→ STATED PROBLEM
Retype only what runs from the beginning of the data through the line with "import * as"; please omit the pictures and keep every line exact.

→ DATA SUPPLIED
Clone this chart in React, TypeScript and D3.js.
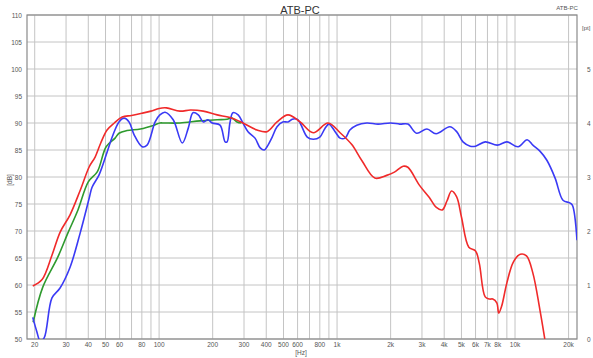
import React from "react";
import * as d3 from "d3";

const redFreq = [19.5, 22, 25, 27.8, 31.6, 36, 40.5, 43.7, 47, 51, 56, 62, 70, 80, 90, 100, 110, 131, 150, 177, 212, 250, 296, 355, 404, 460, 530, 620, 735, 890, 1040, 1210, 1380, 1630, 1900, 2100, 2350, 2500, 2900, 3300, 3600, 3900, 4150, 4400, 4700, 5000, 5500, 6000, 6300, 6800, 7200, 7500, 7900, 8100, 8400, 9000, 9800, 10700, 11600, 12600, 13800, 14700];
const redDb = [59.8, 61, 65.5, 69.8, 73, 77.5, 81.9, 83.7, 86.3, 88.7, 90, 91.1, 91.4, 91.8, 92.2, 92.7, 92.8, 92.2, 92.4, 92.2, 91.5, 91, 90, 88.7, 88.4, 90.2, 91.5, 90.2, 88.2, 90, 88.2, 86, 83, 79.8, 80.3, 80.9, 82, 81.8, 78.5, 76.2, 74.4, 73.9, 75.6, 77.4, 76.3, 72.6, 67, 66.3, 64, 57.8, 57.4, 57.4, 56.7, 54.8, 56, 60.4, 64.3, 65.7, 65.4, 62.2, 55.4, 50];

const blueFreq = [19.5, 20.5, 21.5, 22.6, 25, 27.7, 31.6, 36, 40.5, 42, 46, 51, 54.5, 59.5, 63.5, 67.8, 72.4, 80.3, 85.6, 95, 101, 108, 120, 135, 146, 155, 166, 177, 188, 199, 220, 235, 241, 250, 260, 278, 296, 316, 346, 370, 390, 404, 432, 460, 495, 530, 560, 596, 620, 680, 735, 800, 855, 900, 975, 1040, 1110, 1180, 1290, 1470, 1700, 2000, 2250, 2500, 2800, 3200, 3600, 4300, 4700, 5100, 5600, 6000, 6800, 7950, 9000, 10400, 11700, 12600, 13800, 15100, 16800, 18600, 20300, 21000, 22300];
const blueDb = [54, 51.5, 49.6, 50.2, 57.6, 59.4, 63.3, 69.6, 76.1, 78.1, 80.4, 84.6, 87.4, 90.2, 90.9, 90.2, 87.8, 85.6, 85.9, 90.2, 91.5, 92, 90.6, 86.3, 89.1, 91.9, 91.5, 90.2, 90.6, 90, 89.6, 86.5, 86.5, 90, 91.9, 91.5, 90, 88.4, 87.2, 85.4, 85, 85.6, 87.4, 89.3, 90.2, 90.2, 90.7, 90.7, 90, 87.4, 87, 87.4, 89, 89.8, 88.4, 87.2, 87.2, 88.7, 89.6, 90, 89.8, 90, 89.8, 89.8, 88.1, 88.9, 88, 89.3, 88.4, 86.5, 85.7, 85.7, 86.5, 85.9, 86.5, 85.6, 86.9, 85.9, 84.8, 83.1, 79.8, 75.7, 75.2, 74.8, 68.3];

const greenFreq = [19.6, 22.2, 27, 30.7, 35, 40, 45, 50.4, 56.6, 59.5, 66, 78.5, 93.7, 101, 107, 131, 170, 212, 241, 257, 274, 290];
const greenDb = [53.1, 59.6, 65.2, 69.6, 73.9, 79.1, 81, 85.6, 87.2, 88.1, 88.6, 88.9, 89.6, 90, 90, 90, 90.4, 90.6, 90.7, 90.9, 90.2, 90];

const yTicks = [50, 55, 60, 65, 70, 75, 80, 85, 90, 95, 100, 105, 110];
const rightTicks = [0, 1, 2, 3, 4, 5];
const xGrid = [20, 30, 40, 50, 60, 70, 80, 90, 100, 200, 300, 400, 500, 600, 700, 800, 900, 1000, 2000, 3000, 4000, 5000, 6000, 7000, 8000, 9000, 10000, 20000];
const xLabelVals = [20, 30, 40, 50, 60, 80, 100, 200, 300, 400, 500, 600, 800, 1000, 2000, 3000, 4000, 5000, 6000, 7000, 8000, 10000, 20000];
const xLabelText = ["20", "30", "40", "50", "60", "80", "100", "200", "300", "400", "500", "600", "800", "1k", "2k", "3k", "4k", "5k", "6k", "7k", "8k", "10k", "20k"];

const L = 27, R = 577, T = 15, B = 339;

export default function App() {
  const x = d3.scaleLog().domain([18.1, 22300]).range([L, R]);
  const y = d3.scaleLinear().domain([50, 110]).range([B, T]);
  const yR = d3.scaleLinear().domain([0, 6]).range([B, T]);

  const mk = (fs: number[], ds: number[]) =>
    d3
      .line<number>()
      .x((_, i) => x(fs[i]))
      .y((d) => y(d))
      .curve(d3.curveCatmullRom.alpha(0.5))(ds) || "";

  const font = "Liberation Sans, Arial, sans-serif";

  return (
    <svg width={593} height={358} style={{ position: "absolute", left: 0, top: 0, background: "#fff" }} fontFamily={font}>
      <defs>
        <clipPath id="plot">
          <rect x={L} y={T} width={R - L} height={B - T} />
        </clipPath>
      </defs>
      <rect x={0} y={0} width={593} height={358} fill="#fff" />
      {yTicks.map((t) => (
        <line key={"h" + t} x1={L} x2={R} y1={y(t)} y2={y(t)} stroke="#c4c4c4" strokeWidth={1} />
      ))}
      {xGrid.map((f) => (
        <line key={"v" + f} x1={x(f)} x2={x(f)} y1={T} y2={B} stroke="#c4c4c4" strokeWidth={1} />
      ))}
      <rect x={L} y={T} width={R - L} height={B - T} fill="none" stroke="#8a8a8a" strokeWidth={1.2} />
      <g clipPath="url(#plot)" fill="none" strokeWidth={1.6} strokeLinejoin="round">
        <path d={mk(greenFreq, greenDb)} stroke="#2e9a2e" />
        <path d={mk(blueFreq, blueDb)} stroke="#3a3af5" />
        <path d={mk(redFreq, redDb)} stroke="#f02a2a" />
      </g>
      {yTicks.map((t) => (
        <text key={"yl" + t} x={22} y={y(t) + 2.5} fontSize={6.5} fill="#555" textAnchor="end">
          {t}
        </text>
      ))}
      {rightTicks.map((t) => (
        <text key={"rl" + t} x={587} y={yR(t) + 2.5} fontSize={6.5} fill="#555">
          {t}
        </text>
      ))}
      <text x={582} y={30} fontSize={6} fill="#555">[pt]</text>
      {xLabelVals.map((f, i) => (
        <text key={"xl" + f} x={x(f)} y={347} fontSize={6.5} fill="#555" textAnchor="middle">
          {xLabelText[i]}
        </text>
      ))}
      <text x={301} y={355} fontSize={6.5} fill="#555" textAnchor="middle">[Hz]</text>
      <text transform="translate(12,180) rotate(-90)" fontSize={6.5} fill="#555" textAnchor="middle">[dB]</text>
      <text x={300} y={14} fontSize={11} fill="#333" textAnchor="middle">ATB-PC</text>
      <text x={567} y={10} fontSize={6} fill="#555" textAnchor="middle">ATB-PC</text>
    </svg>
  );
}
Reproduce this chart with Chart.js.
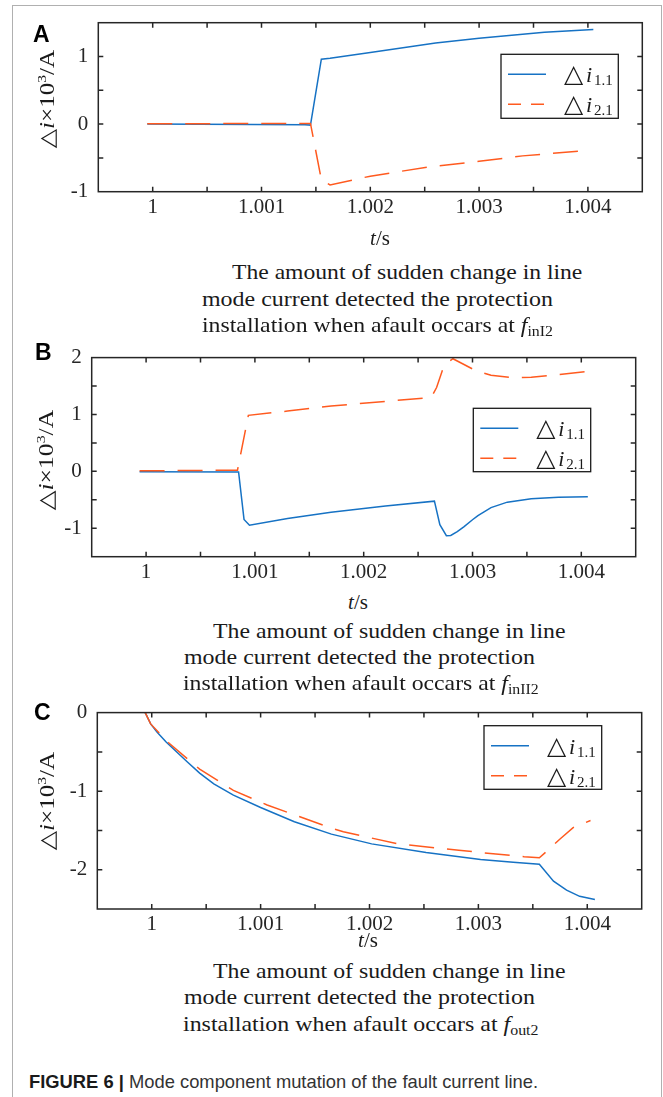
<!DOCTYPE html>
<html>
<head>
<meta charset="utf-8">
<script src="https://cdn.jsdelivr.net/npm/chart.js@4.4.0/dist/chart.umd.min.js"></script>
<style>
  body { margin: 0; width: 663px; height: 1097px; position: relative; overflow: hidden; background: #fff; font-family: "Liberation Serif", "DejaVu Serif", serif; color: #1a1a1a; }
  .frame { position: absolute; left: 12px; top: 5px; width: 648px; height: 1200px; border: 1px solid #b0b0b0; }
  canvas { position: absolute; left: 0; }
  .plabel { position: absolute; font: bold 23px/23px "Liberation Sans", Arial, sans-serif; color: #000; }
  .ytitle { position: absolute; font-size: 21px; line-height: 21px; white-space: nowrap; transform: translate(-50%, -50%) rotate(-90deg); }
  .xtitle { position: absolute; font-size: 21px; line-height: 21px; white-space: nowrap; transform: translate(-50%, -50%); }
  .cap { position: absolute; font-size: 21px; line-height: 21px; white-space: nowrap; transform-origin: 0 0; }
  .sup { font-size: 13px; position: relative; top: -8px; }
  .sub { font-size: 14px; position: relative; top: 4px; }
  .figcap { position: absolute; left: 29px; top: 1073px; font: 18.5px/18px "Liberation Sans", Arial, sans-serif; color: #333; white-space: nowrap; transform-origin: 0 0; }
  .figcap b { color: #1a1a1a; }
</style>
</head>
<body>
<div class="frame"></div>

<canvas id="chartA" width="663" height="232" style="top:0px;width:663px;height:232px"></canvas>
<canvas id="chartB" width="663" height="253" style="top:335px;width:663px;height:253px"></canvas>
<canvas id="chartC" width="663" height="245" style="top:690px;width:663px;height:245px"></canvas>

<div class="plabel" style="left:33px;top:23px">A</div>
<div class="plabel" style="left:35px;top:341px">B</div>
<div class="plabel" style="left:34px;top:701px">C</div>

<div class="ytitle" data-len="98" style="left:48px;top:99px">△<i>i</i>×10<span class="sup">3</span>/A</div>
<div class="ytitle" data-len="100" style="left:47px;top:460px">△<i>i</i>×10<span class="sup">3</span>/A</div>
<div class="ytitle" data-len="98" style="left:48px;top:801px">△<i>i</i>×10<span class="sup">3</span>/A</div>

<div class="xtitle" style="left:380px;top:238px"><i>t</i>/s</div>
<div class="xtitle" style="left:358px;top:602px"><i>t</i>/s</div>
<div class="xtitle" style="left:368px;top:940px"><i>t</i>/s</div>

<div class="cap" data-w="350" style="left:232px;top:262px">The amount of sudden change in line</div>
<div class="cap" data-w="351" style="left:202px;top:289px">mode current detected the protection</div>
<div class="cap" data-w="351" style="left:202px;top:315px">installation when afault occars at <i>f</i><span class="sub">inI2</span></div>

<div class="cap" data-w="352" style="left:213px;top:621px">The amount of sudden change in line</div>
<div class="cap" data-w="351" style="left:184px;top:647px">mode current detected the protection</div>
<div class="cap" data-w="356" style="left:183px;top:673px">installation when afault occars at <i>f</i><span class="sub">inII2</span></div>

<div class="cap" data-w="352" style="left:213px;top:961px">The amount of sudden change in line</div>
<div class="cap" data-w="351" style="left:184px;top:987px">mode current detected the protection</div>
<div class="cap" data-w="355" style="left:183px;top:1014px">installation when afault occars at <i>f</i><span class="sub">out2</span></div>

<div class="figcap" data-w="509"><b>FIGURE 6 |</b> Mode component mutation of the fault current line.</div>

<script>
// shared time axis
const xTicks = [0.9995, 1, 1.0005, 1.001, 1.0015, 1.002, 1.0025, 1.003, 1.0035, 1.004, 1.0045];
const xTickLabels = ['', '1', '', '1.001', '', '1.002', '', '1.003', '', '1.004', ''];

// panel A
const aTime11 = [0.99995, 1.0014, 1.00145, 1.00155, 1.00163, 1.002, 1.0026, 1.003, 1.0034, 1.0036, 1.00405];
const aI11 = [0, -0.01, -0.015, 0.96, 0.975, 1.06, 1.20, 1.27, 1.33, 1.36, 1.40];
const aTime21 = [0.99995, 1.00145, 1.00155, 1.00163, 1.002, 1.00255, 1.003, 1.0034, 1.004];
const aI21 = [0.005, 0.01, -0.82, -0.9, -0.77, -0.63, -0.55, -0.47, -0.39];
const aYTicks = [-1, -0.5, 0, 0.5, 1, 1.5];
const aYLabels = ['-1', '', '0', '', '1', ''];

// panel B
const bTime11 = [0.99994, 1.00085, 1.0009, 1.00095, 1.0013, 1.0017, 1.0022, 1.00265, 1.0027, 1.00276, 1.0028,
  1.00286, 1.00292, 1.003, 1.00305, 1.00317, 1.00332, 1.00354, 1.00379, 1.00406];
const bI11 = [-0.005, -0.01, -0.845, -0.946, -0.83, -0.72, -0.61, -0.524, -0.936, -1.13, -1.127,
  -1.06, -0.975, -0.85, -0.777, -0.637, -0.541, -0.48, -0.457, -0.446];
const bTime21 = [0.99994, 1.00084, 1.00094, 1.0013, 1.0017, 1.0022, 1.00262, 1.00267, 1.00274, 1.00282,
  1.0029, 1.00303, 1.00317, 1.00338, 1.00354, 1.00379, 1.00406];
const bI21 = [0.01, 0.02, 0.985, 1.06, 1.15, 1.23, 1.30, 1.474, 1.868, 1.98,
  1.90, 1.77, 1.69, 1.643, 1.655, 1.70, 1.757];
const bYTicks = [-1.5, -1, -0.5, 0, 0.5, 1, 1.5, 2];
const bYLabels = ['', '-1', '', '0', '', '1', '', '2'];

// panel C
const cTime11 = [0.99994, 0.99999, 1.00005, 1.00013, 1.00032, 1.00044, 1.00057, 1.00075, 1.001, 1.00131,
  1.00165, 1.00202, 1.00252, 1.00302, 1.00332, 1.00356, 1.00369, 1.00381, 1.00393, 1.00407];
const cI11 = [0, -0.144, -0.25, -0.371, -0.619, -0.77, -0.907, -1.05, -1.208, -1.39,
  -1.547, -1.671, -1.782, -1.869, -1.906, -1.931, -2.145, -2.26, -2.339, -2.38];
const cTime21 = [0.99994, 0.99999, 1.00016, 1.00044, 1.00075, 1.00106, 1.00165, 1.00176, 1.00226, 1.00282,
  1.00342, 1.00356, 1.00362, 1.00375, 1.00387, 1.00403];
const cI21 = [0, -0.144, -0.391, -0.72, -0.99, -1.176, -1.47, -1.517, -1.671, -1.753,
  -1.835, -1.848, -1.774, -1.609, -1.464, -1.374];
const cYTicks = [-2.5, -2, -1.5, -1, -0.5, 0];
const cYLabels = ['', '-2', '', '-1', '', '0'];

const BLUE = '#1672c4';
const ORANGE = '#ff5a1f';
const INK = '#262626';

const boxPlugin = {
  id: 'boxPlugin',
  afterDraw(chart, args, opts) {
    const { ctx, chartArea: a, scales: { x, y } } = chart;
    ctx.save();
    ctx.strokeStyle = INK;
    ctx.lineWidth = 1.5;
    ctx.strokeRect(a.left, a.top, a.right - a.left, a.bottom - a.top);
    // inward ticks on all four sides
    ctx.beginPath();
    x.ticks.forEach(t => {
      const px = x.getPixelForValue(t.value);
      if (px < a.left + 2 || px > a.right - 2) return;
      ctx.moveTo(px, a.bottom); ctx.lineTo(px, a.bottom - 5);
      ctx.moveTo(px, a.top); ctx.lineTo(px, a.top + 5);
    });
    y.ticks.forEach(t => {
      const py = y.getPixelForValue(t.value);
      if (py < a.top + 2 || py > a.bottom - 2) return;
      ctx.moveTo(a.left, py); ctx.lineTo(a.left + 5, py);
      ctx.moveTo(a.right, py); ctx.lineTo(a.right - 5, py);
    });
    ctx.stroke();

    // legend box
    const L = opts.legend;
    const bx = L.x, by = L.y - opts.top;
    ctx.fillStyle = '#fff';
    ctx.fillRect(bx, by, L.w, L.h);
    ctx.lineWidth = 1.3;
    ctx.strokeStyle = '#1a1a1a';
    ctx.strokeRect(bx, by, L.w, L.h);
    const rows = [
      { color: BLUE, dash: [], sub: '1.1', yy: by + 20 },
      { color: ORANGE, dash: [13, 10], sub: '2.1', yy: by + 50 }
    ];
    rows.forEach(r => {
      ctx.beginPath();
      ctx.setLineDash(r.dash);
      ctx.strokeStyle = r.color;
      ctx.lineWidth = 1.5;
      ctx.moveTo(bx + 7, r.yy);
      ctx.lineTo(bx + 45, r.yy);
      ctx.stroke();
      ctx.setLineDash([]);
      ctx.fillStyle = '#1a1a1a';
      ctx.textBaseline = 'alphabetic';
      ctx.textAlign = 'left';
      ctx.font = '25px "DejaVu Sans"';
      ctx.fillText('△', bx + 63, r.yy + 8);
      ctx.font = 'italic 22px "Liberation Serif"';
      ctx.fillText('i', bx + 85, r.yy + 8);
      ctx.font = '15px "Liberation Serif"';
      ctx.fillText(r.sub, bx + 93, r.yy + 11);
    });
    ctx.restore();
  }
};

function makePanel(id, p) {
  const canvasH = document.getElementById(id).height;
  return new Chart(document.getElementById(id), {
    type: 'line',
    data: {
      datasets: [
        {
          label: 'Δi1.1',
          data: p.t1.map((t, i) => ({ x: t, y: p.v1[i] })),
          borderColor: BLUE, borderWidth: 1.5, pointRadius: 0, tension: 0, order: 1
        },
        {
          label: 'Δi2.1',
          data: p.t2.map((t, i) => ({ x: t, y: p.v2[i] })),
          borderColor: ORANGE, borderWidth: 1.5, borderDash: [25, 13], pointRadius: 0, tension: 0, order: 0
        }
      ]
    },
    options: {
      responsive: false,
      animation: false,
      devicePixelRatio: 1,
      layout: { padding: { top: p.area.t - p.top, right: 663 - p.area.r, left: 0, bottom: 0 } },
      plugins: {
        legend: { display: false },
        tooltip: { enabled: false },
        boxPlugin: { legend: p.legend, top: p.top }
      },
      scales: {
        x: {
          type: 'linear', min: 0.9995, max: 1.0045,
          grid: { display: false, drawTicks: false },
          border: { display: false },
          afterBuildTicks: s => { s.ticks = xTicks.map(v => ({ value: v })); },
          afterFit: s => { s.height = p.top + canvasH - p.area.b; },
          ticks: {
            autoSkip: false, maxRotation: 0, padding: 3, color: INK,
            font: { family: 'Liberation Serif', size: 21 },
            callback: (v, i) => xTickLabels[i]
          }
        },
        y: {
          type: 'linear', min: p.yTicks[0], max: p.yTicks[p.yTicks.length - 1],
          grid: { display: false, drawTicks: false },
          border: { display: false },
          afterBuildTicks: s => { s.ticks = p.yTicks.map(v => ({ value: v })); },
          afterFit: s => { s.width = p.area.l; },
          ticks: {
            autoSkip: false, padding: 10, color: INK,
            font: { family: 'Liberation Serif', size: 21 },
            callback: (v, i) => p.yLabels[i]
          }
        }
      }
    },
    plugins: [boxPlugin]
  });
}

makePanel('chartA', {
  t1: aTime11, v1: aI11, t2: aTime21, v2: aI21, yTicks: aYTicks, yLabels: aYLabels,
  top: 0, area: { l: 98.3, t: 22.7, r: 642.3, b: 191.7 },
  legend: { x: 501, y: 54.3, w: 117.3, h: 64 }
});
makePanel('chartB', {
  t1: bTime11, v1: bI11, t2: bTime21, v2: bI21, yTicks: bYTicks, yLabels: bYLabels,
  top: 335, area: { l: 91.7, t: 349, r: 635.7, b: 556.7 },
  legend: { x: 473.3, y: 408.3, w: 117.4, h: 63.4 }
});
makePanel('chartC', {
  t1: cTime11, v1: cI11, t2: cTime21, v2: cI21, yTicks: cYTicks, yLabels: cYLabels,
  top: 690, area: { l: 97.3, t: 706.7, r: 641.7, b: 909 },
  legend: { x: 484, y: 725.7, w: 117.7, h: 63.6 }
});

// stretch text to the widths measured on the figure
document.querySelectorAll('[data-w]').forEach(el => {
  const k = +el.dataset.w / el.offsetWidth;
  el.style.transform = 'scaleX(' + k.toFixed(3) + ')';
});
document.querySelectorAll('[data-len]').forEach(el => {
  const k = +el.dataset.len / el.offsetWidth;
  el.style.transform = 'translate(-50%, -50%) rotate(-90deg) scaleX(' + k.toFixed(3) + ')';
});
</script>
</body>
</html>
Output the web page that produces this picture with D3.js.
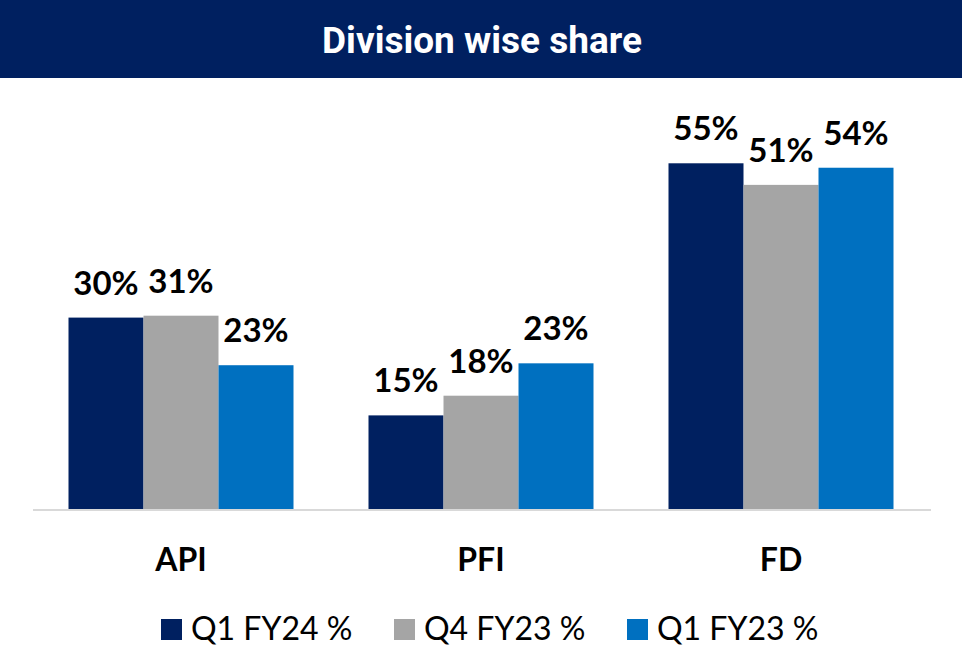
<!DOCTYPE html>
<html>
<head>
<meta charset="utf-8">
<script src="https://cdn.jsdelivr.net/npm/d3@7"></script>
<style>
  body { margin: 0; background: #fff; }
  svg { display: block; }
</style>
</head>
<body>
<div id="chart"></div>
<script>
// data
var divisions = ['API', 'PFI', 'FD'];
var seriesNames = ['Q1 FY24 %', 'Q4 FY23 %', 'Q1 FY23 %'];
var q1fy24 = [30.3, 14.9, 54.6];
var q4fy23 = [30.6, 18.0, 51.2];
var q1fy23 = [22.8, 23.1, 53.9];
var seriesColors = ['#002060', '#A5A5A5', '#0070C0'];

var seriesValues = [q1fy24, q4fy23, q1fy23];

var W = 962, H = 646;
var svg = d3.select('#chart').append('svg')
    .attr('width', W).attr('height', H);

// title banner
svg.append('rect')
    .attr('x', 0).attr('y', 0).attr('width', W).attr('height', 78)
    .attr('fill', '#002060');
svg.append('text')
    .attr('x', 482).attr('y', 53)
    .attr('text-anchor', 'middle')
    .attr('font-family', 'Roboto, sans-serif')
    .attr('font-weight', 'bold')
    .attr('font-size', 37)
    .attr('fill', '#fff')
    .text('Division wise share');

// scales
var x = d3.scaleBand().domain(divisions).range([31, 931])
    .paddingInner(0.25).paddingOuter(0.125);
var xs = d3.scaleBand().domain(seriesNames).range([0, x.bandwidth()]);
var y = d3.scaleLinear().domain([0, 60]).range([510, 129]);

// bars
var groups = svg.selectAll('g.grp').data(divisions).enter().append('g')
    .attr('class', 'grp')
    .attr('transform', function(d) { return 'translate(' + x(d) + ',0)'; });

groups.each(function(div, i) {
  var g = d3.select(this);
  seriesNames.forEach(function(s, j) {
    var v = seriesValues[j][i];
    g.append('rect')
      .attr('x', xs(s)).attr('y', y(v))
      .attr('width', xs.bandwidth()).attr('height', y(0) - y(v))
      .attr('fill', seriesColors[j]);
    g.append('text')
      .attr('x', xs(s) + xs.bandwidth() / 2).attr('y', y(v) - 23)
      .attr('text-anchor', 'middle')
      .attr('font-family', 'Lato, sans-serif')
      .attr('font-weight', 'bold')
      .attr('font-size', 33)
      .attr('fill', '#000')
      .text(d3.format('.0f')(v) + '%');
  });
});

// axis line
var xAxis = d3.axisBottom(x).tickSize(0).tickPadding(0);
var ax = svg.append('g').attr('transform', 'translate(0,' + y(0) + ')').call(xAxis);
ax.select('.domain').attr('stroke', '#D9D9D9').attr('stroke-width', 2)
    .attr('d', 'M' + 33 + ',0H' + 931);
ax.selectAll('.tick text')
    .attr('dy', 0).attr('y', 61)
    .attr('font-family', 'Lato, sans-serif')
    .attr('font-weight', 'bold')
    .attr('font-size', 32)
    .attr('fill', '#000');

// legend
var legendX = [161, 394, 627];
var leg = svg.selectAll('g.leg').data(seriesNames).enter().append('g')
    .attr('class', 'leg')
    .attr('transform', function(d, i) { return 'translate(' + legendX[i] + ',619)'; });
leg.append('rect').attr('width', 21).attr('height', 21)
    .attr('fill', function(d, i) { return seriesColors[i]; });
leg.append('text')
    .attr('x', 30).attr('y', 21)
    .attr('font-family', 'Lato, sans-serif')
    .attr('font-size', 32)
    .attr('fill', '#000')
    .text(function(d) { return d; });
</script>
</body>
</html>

→ RESULT OF THE EXERCISE
Clone this chart in React, TypeScript and D3.js.
import React from "react";
import * as d3 from "d3";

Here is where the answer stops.